##### DATA #####

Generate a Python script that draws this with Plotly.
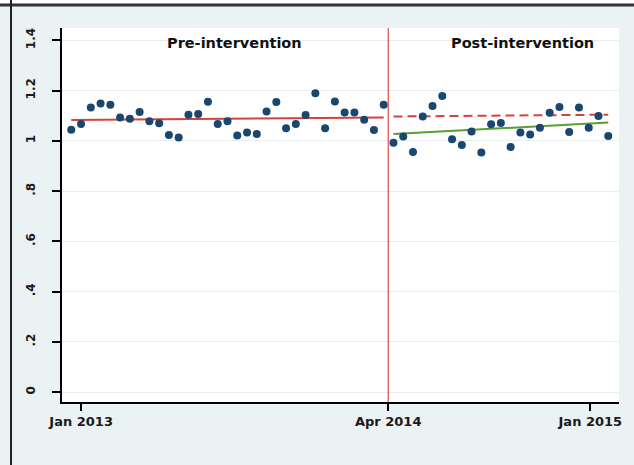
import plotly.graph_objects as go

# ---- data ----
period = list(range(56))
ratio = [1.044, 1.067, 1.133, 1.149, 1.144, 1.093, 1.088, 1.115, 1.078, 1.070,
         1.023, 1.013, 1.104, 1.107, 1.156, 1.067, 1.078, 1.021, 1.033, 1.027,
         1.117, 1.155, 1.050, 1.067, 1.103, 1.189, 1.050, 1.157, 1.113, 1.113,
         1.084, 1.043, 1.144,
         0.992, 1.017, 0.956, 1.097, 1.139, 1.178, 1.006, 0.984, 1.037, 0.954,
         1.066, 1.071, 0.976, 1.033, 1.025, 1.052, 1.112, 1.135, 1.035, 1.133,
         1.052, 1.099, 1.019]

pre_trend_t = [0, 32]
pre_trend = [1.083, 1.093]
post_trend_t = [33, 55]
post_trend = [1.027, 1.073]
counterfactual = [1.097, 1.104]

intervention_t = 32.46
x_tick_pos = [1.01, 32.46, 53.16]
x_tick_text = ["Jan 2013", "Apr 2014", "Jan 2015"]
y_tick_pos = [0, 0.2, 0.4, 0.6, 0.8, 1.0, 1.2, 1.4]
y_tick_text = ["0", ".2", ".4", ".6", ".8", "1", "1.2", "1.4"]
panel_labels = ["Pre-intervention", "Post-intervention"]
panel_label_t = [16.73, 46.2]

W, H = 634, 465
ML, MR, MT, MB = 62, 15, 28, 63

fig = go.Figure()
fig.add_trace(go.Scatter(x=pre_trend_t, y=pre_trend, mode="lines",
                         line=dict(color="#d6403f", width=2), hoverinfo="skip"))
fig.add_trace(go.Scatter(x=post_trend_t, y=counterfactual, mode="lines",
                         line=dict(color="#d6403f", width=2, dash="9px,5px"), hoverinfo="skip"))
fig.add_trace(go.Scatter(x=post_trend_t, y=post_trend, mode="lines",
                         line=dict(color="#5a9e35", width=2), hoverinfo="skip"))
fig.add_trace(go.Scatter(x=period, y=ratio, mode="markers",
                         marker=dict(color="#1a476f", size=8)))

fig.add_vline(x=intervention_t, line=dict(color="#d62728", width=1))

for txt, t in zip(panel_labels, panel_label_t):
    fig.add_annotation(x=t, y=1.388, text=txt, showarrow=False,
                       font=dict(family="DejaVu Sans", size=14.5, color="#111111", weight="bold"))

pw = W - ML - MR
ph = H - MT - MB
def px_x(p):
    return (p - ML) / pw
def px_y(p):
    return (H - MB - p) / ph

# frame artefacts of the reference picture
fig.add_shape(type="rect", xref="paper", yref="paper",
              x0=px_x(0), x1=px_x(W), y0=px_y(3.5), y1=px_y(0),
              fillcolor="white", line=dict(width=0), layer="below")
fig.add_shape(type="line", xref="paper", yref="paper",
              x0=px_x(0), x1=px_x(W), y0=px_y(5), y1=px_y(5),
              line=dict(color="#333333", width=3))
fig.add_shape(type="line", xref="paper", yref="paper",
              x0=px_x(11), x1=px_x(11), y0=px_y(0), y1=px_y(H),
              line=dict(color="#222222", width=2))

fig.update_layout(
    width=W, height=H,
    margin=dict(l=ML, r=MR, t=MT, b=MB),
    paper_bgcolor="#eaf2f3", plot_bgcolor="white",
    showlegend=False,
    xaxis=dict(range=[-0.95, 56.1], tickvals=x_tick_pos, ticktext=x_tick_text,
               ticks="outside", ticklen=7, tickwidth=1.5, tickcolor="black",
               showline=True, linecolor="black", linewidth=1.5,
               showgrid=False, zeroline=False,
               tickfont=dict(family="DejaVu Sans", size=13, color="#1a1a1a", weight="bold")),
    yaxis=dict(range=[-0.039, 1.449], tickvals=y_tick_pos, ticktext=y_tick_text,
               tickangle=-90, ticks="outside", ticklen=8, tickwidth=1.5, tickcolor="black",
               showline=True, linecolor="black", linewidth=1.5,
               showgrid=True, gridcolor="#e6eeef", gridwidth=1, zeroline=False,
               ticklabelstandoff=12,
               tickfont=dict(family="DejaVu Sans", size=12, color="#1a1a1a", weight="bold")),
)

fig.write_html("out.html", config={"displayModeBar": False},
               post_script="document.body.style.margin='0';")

#####
##### DATA #####

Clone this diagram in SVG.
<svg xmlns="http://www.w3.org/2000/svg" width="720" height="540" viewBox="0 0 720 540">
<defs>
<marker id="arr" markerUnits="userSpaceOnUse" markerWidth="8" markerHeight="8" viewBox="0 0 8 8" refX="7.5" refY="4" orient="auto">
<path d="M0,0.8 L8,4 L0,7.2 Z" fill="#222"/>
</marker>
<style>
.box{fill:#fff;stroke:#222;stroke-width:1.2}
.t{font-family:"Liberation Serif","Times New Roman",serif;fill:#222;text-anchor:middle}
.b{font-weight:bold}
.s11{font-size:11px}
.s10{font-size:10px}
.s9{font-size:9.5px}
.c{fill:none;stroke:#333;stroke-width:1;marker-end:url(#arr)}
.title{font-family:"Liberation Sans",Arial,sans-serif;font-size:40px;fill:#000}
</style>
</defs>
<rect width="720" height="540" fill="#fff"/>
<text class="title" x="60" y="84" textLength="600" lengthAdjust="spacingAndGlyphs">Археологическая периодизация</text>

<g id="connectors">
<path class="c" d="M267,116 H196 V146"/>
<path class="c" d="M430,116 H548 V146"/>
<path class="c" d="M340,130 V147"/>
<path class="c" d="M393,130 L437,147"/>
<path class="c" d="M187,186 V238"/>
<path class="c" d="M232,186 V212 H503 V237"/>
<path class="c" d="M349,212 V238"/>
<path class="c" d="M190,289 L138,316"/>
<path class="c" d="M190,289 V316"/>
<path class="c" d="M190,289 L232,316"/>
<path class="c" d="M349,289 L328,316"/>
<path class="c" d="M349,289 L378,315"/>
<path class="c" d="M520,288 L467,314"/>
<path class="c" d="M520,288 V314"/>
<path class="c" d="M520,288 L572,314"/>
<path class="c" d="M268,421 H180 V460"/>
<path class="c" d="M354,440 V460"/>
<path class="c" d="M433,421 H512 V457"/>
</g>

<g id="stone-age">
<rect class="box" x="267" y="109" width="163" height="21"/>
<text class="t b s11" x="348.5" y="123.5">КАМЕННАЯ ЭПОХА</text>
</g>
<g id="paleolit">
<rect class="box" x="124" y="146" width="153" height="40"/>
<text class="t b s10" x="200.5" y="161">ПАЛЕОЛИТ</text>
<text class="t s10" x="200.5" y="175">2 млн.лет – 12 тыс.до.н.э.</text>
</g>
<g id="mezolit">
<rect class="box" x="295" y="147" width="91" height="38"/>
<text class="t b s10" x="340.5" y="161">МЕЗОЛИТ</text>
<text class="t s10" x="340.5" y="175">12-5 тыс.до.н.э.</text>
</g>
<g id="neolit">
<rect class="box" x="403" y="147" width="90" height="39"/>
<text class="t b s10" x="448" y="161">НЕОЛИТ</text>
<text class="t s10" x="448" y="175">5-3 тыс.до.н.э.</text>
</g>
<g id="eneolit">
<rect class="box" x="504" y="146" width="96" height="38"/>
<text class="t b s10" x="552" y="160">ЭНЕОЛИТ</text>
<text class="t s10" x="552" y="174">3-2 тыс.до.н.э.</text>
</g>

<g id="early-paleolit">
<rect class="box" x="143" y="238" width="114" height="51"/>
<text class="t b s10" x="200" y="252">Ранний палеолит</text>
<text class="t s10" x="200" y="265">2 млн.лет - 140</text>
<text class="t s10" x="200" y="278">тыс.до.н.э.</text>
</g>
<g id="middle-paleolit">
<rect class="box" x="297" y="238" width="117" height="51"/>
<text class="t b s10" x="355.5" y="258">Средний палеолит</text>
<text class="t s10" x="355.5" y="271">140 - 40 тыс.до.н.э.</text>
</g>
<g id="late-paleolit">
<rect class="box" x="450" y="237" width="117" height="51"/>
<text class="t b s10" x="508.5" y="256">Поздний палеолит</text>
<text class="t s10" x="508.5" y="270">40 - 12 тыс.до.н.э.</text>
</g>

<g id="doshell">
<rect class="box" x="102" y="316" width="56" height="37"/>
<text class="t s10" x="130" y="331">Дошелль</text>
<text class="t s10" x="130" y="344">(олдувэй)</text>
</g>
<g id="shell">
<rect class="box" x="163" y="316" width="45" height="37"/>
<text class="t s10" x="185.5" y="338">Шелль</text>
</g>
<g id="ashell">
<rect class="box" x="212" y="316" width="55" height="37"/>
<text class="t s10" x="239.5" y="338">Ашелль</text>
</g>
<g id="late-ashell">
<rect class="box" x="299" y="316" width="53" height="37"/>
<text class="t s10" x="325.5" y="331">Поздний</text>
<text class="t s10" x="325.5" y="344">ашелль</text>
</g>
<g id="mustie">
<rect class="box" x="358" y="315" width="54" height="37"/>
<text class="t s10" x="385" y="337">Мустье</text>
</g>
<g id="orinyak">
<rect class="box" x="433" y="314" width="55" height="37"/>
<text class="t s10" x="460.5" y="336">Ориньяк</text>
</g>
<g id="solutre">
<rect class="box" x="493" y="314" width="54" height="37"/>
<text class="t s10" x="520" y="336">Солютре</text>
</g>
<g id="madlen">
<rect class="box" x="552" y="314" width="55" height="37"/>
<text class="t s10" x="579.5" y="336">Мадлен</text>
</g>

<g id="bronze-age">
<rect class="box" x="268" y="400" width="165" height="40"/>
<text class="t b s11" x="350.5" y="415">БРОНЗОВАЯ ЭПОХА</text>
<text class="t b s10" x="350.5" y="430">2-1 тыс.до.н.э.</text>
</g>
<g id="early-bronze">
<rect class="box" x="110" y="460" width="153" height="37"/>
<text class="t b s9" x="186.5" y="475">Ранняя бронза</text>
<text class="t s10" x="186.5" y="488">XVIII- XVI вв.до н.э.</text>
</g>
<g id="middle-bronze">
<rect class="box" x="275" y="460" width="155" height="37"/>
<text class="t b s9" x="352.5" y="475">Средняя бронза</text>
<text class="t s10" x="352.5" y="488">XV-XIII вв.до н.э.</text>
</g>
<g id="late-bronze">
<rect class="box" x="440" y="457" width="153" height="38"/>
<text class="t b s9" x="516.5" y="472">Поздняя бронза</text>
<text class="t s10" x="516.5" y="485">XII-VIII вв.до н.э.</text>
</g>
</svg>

#####
##### DATA #####

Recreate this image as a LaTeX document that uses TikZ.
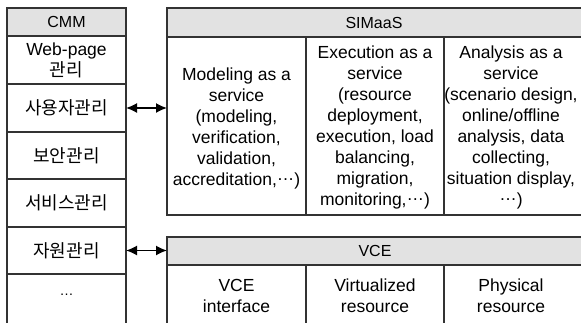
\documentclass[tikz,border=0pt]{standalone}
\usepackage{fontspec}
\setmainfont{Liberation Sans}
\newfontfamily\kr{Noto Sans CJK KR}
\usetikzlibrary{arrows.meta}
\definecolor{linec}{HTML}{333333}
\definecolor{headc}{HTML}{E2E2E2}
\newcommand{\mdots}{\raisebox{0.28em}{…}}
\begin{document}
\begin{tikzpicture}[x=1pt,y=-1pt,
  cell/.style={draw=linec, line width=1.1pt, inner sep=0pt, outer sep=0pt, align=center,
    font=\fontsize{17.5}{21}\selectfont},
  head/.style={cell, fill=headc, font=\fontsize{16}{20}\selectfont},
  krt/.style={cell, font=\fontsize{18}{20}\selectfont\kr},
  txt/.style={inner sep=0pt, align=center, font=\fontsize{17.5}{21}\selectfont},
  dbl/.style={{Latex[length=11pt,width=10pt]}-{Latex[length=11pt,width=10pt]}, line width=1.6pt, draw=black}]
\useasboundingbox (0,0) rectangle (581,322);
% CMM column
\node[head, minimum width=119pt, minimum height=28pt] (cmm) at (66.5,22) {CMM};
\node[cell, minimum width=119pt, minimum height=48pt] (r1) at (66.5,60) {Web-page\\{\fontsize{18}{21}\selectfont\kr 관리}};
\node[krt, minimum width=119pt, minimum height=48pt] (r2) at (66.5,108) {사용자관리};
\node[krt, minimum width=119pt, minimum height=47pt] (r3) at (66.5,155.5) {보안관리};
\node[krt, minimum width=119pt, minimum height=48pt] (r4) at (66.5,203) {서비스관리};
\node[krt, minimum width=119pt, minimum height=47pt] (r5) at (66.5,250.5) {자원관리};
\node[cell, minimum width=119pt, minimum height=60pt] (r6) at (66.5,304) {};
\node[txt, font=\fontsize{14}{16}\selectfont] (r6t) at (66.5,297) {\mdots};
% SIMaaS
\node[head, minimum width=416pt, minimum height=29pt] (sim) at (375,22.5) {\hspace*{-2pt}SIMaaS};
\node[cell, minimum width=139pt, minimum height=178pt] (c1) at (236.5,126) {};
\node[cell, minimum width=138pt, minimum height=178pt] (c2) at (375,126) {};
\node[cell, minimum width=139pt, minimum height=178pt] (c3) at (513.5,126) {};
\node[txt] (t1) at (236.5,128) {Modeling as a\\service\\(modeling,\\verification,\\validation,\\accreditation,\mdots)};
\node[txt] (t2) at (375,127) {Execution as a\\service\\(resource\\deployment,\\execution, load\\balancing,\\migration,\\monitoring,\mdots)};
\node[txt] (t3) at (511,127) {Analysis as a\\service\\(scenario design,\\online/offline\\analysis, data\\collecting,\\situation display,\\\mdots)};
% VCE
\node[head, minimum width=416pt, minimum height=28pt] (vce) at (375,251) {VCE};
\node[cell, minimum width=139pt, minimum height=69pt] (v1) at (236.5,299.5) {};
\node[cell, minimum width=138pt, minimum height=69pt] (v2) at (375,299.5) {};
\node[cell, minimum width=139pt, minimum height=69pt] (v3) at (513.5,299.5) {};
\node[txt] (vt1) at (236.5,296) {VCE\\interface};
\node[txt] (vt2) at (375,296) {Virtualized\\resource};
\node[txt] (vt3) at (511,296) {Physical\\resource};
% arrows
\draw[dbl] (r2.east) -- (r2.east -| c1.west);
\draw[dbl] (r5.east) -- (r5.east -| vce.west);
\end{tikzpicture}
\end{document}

#####

» STATED GOAL
Tally the lines of the preceding listing in which the word "that" appears; state nothing but the total.

» EXERCISE OUTPUT
2